Matrix dimensions are not matching after differentiation

    I'm doing some work with neural networks lately and I'm having trouble with this seemingly simple equation.

    The equation describing the network is:
    y = [itex]\psi[/itex](W3 x [itex]\psi[/itex](W2 x [itex]\psi[/itex](W1 x I)))​

    y (scalar) is the output value​
    W1 (2x2 matrix) are the 1st layer weights​
    W2 (2x2 matrix) are the 2nd layer weights​
    W3 (1x2 matrix) are the output layer weight​
    I (2x1 vector) is the input vector​
    [itex]\psi[/itex] is the activation function (log sigmoid)​

    I'm trying to differentiate the equation by the weight matrices (using the chain rule) but I'm getting equations that don't work. When I try to differentiate by W1 I get:

    dy/dW1 = [itex]\psi[/itex]' (W3 x [itex]\psi[/itex](W2 x [itex]\psi[/itex](W1 x I))) x W3 x [itex]\psi[/itex]' (W2 x [itex]\psi[/itex](W1 x I)) x W2 x [itex]\psi[/itex]' (W1 x I) x I

    When I try to calculate I'm getting matrix dimension mismatches. Am I doing something wrong?
    Stephen Tashi

    Science Advisor

    I don't know the answer to your question, but I'm curious what definition you are using for the derivative of a function with respect to a matrix.
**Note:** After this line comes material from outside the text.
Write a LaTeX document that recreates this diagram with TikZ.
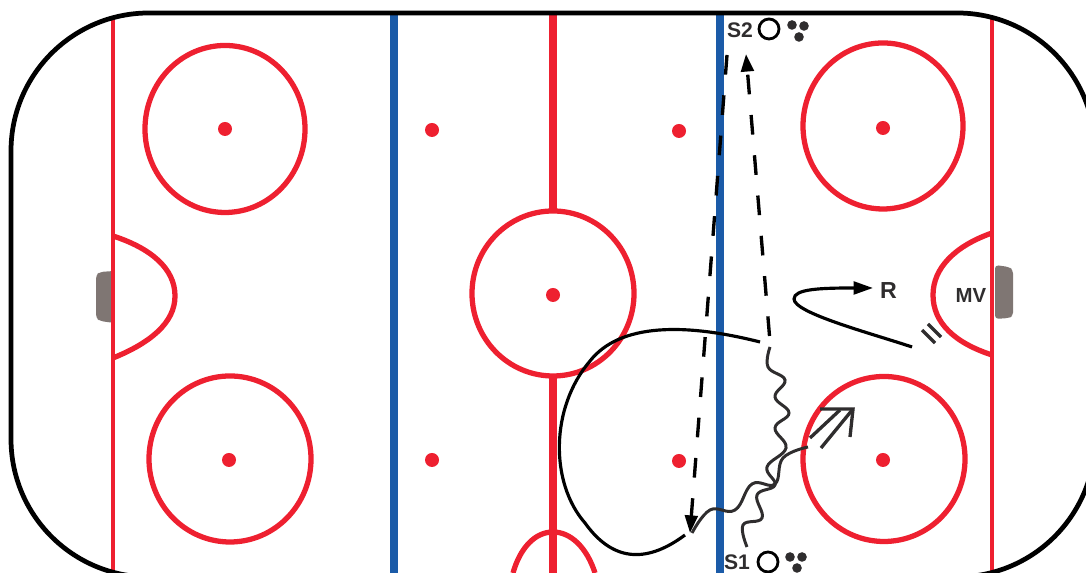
\documentclass[tikz,border=0pt]{standalone}
\usepackage{fontspec}
\setmainfont{Liberation Sans}
\usetikzlibrary{arrows.meta}
\definecolor{rinkred}{HTML}{EE2030}
\definecolor{rinkblue}{HTML}{1B5BA8}
\definecolor{goalgrey}{HTML}{7F7673}
\definecolor{labelgrey}{HTML}{2F2D2E}
\tikzset{
  board/.style={line width=1.35pt,black},
  redline/.style={line width=1.5pt,rinkred},
  goalline/.style={line width=1.1pt,rinkred},
  blueline/.style={line width=2.3pt,rinkblue},
  centerline/.style={line width=2.3pt,rinkred},
  pass/.style={line width=0.95pt,black,dash pattern=on 5.6pt off 5.9pt,-{Triangle[length=5pt,width=3.6pt]}},
  skate/.style={line width=0.9pt,black},
  puck/.style={line width=0.85pt,labelgrey,smooth,tension=0.7},
  shot/.style={line width=0.95pt,labelgrey},
  label/.style={font=\bfseries\fontsize{6}{7}\selectfont,text=labelgrey,inner sep=0pt},
  cone/.style={circle,draw=black,line width=0.8pt,minimum size=0.2cm,inner sep=0pt},
}
\begin{document}
\begin{tikzpicture}[scale=1]
  \useasboundingbox (0.00,0.00) rectangle (10.86,5.73);

  % Coordinates
  \coordinate (CircleNW) at (2.25,4.44);
  \coordinate (CircleNE) at (8.83,4.47);
  \coordinate (CircleSW) at (2.30,1.14);
  \coordinate (CircleSE) at (8.84,1.14);
  \coordinate (CircleC) at (5.53,2.795);
  \coordinate (PassOneA) at (7.27,5.18);
  \coordinate (PassOneB) at (6.90,0.40);
  \coordinate (PassTwoA) at (7.695,2.37);
  \coordinate (PassTwoB) at (7.46,5.19);
  \coordinate (LoopA) at (7.60,2.31);
  \coordinate (LoopB) at (6.85,0.38);
  \coordinate (TurnA) at (9.12,2.26);
  \coordinate (TurnB) at (8.73,2.85);
  \coordinate (ShotA) at (8.10,1.35);
  \coordinate (ShotB) at (8.40,1.63);
  \coordinate (ShotC) at (8.21,1.25);
  \coordinate (ShotD) at (8.53,1.64);
  \coordinate (BarA) at (9.22,2.43);
  \coordinate (BarB) at (9.35,2.30);
  \coordinate (BarC) at (9.28,2.49);
  \coordinate (BarD) at (9.41,2.36);

  % Goals
  \fill[goalgrey,rounded corners=1pt] (1.14,3.02) -- (1.00,3.01) -- (0.96,2.98) -- (0.96,2.55) -- (1.00,2.52) -- (1.14,2.50) -- cycle;
  \fill[goalgrey,rounded corners=1pt] (9.95,3.08) -- (10.09,3.06) -- (10.13,3.03) -- (10.13,2.57) -- (10.09,2.55) -- (9.95,2.54) -- cycle;

  % Ice markings
  \draw[goalline] (1.13,5.57) -- (1.13,0.00);
  \draw[goalline] (9.92,5.57) -- (9.92,0.00);
  \draw[blueline] (3.94,5.60) -- (3.94,0.00);
  \draw[blueline] (7.20,5.60) -- (7.20,0.00);
  \draw[centerline] (5.53,5.60) -- (5.53,3.62);
  \draw[centerline] (5.53,1.97) -- (5.53,0.00);
  \draw[redline] (CircleNW) ellipse (0.80 and 0.835);
  \draw[redline] (CircleNE) ellipse (0.80 and 0.83);
  \draw[redline] (CircleSW) ellipse (0.81 and 0.83);
  \draw[redline] (CircleSE) ellipse (0.81 and 0.825);
  \draw[redline] (CircleC) ellipse (0.81 and 0.825);
  \draw[redline] (1.13,3.37) .. controls (1.50,3.25) and (1.75,3.05) .. (1.75,2.77) .. controls (1.75,2.50) and (1.50,2.30) .. (1.13,2.15);
  \draw[redline] (9.92,3.40) .. controls (9.55,3.27) and (9.33,3.05) .. (9.33,2.78) .. controls (9.33,2.50) and (9.55,2.30) .. (9.92,2.18);
  \draw[redline] (5.13,0.00) .. controls (5.20,0.25) and (5.35,0.41) .. (5.53,0.41) .. controls (5.71,0.41) and (5.87,0.25) .. (5.95,0.00);
  \fill[rinkred] (2.25,4.44) circle (0.07);
  \fill[rinkred] (8.83,4.45) circle (0.07);
  \fill[rinkred] (2.29,1.13) circle (0.07);
  \fill[rinkred] (8.83,1.13) circle (0.07);
  \fill[rinkred] (5.53,2.78) circle (0.07);
  \fill[rinkred] (4.32,4.43) circle (0.07);
  \fill[rinkred] (6.79,4.42) circle (0.07);
  \fill[rinkred] (4.32,1.13) circle (0.07);
  \fill[rinkred] (6.79,1.12) circle (0.07);

  % Boards
  \draw[board,rounded corners=1.38cm] (0.11,-0.04) rectangle (10.95,5.60);

  % Labels
  \node[label] (S2) at (7.40,5.43) {S2};
  \node[cone] (ConeS2) at (7.69,5.44) {};
  \fill[labelgrey] (7.92,5.48) circle (0.048);
  \fill[labelgrey] (8.04,5.47) circle (0.048);
  \fill[labelgrey] (7.99,5.36) circle (0.048);
  \node[label] (S1) at (7.37,0.11) {S1};
  \node[cone] (ConeS1) at (7.68,0.11) {};
  \fill[labelgrey] (7.90,0.16) circle (0.048);
  \fill[labelgrey] (8.02,0.16) circle (0.048);
  \fill[labelgrey] (7.97,0.05) circle (0.048);
  \node[label,font=\bfseries\fontsize{6.6}{7}\selectfont] (R) at (8.885,2.82) {R};
  \node[label,font=\bfseries\fontsize{5.8}{7}\selectfont] (MV) at (9.71,2.77) {MV};

  % Drawing
  \draw[pass] (PassOneA) -- (PassOneB);
  \draw[pass] (PassTwoA) -- (PassTwoB);
  \draw[skate] (LoopA) .. controls (6.85,2.50) and (6.20,2.50) .. (5.90,2.12) .. controls (5.50,1.65) and (5.50,0.90) .. (5.85,0.50) .. controls (6.15,0.08) and (6.50,0.12) .. (LoopB);
  \draw[skate,-{Triangle[length=5.5pt,width=3.6pt]}] (TurnA) .. controls (8.70,2.40) and (7.94,2.60) .. (7.94,2.74) .. controls (7.94,2.84) and (8.20,2.85) .. (TurnB);
  \draw[puck] plot coordinates {(7.70,2.26) (7.68,2.06) (7.85,1.93) (7.75,1.76) (7.89,1.60) (7.75,1.45) (7.86,1.25) (7.67,1.06) (7.75,0.88) (7.57,0.78) (7.62,0.55) (7.43,0.48) (7.47,0.26)};
  \draw[puck] plot coordinates {(6.92,0.40) (7.10,0.63) (7.35,0.63) (7.52,0.89) (7.75,0.89) (7.83,1.15) (8.08,1.26)};
  \draw[shot] (ShotA) -- (ShotB);
  \draw[shot] (ShotC) -- (ShotD);
  \draw[shot] (8.20,1.64) -- (ShotD) -- (8.50,1.36);
  \draw[shot] (BarA) -- (BarB);
  \draw[shot] (BarC) -- (BarD);
\end{tikzpicture}
\end{document}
Also, do you know a link that gives a rule for the derivative of a product of matrices with respect to a matrix?

    I find it interesting that the current Wikipedia has a discussion page that brings up some of these issues ( http://en.wikipedia.org/wiki/Talk:Matrix_calculus ) but there is no article to go with it!